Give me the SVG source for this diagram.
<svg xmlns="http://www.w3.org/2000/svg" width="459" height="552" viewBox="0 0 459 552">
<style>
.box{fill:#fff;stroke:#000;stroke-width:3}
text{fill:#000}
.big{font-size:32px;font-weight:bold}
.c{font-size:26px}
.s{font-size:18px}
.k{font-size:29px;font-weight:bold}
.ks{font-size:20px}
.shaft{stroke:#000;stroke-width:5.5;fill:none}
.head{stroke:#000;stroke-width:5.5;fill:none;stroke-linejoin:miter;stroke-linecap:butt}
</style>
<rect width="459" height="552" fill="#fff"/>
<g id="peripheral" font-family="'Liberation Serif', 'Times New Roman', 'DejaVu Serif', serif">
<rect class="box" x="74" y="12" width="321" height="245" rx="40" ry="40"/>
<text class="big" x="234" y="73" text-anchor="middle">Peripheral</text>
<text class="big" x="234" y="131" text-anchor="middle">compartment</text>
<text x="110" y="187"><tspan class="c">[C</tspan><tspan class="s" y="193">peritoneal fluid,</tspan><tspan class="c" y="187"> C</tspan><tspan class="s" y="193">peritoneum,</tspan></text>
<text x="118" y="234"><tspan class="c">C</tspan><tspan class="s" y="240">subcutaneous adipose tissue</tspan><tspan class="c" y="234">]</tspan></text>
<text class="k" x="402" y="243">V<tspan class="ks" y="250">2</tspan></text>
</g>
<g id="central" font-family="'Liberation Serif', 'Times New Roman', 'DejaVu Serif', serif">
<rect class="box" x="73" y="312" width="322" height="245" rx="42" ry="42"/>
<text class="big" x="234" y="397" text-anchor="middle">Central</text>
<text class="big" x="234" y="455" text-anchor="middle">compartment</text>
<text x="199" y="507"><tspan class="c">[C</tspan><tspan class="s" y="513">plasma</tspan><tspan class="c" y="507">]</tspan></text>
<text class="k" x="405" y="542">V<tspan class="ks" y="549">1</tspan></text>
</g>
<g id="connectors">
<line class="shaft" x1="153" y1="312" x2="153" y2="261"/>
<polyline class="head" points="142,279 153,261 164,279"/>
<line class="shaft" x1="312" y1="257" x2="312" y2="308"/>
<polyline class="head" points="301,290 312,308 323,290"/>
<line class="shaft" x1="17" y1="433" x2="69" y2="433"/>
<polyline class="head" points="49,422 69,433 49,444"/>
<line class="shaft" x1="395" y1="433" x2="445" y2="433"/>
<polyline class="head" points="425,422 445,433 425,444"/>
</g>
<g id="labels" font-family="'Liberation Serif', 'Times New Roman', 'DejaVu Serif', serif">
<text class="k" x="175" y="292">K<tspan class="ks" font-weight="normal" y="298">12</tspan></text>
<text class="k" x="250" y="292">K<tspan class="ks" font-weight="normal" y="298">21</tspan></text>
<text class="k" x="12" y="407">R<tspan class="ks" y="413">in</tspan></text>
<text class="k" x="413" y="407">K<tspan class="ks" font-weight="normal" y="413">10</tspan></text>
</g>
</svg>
---
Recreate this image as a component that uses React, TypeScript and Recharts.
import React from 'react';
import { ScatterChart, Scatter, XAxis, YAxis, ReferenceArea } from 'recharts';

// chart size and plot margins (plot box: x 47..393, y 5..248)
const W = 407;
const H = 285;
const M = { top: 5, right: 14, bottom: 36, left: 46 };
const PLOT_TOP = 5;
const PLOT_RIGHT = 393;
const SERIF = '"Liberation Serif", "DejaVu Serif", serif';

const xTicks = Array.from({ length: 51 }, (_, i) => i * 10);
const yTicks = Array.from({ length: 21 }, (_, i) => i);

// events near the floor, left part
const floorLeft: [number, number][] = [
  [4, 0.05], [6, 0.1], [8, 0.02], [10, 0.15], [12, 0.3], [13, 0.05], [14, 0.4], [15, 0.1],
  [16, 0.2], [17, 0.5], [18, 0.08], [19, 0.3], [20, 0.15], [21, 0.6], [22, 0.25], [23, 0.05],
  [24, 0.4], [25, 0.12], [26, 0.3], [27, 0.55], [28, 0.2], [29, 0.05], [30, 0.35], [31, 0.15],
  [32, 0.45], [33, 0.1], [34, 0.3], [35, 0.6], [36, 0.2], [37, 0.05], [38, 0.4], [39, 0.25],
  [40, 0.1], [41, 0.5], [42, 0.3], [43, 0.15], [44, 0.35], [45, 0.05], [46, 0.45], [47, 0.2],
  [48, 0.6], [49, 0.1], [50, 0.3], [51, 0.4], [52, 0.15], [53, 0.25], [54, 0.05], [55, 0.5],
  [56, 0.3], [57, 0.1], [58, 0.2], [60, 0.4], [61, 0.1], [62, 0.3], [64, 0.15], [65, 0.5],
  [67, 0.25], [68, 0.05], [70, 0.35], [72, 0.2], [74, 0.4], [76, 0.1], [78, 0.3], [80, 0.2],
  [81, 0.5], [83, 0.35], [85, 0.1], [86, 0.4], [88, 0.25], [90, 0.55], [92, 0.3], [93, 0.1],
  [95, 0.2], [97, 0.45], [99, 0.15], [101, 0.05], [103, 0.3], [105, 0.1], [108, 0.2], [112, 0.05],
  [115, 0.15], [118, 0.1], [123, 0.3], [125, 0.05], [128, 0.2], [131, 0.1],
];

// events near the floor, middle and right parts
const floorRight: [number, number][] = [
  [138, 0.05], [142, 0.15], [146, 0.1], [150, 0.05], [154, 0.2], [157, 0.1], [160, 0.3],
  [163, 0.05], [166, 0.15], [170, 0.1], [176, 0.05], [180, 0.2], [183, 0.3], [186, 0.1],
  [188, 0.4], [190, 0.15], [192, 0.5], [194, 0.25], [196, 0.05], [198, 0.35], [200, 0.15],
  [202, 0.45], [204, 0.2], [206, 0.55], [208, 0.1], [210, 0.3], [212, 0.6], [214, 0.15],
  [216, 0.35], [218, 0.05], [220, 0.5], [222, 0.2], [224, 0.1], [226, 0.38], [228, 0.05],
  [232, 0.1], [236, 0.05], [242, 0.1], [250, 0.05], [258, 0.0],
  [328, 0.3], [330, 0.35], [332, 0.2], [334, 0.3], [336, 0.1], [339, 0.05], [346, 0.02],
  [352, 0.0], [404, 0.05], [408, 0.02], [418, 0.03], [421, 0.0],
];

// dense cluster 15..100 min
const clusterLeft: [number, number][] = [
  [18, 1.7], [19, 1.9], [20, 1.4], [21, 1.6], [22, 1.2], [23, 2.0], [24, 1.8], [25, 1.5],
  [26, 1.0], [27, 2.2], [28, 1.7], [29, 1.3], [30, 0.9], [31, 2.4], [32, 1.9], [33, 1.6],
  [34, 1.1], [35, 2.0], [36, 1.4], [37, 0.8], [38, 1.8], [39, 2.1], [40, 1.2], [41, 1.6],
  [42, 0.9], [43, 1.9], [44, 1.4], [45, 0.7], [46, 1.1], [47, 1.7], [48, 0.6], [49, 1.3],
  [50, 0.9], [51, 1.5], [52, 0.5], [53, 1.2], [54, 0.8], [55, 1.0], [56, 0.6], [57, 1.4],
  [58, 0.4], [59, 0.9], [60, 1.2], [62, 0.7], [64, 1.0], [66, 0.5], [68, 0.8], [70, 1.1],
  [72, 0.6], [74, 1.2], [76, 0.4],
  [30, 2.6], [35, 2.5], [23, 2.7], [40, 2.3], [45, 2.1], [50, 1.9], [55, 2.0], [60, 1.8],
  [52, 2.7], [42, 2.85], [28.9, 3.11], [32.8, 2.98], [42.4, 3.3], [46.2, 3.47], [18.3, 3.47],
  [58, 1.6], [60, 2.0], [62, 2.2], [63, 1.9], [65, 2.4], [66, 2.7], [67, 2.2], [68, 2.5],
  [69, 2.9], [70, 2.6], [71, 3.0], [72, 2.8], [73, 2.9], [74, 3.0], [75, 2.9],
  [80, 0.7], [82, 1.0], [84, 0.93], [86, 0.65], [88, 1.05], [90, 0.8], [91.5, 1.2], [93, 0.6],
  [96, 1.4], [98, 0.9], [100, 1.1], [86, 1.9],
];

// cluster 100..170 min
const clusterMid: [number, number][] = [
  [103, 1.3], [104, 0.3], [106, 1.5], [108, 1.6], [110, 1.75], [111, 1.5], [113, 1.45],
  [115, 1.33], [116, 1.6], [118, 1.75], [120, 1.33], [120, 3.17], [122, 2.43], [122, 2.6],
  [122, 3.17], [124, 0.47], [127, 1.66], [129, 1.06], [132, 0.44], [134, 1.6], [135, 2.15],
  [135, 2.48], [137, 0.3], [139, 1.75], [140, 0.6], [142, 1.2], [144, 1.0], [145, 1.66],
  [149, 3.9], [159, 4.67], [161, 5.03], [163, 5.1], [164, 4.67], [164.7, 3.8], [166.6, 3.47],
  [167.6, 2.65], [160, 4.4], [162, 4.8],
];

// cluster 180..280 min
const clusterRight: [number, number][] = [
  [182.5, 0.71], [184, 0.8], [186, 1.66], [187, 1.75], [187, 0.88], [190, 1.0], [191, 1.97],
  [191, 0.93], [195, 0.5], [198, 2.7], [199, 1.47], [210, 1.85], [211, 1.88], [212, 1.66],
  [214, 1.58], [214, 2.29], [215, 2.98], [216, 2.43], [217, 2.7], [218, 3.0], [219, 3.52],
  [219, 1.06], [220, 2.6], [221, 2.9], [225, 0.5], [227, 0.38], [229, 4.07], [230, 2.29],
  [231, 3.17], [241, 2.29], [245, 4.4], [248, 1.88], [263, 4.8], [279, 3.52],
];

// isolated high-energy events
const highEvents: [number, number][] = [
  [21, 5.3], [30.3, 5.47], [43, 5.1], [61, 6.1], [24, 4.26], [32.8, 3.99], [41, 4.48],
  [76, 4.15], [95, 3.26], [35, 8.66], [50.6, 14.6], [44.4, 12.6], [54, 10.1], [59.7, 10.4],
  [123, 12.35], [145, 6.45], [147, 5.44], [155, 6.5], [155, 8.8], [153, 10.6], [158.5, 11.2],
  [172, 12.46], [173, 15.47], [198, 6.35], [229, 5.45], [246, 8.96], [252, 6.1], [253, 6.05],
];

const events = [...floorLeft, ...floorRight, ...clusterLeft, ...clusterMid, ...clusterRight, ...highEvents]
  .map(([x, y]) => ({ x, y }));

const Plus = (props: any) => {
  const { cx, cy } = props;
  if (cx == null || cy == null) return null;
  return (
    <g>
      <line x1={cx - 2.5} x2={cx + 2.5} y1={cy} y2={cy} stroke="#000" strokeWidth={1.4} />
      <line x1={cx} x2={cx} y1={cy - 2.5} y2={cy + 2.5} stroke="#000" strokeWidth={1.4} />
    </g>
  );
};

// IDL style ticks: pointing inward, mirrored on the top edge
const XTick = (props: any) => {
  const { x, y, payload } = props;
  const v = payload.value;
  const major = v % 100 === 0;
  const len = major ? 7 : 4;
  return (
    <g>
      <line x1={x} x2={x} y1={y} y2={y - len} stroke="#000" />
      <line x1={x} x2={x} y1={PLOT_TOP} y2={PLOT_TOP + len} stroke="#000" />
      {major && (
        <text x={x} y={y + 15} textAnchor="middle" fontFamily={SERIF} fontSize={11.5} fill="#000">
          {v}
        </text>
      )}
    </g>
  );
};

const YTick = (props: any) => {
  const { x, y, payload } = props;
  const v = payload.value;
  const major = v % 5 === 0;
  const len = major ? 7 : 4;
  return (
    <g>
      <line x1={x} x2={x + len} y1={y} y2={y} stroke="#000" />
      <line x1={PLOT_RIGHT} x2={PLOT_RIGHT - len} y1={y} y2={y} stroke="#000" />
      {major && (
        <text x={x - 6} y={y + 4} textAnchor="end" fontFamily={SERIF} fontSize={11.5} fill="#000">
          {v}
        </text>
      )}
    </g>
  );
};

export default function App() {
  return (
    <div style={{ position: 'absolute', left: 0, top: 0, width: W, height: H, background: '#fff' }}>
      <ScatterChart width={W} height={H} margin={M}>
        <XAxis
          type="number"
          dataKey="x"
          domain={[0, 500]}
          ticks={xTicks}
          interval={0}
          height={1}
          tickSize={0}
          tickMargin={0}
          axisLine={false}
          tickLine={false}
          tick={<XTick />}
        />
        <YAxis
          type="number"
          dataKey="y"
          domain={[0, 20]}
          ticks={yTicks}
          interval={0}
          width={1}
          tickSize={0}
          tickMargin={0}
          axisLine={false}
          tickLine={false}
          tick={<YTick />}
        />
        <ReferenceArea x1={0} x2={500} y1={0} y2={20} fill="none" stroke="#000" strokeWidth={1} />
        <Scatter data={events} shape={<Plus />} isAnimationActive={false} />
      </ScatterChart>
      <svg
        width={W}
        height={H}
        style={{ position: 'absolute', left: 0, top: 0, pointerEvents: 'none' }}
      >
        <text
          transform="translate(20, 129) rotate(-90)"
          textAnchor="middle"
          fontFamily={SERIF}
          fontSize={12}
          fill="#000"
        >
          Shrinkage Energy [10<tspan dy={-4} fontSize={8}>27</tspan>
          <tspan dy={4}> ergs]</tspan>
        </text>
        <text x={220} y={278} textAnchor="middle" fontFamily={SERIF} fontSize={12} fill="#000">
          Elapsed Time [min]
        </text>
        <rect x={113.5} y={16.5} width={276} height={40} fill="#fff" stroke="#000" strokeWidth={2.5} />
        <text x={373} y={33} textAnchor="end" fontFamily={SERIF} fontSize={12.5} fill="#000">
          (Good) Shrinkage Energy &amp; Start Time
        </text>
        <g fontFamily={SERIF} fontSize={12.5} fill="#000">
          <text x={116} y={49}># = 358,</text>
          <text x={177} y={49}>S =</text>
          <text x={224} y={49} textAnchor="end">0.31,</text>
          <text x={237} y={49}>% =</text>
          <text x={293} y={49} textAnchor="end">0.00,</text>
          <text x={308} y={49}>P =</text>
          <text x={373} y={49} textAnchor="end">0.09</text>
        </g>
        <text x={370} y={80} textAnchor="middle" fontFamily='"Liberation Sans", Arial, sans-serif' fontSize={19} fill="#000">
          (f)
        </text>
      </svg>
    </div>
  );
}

Exercise prompt => Tally the lines in the listing that hold "this" and report the number alone.

Written response => 2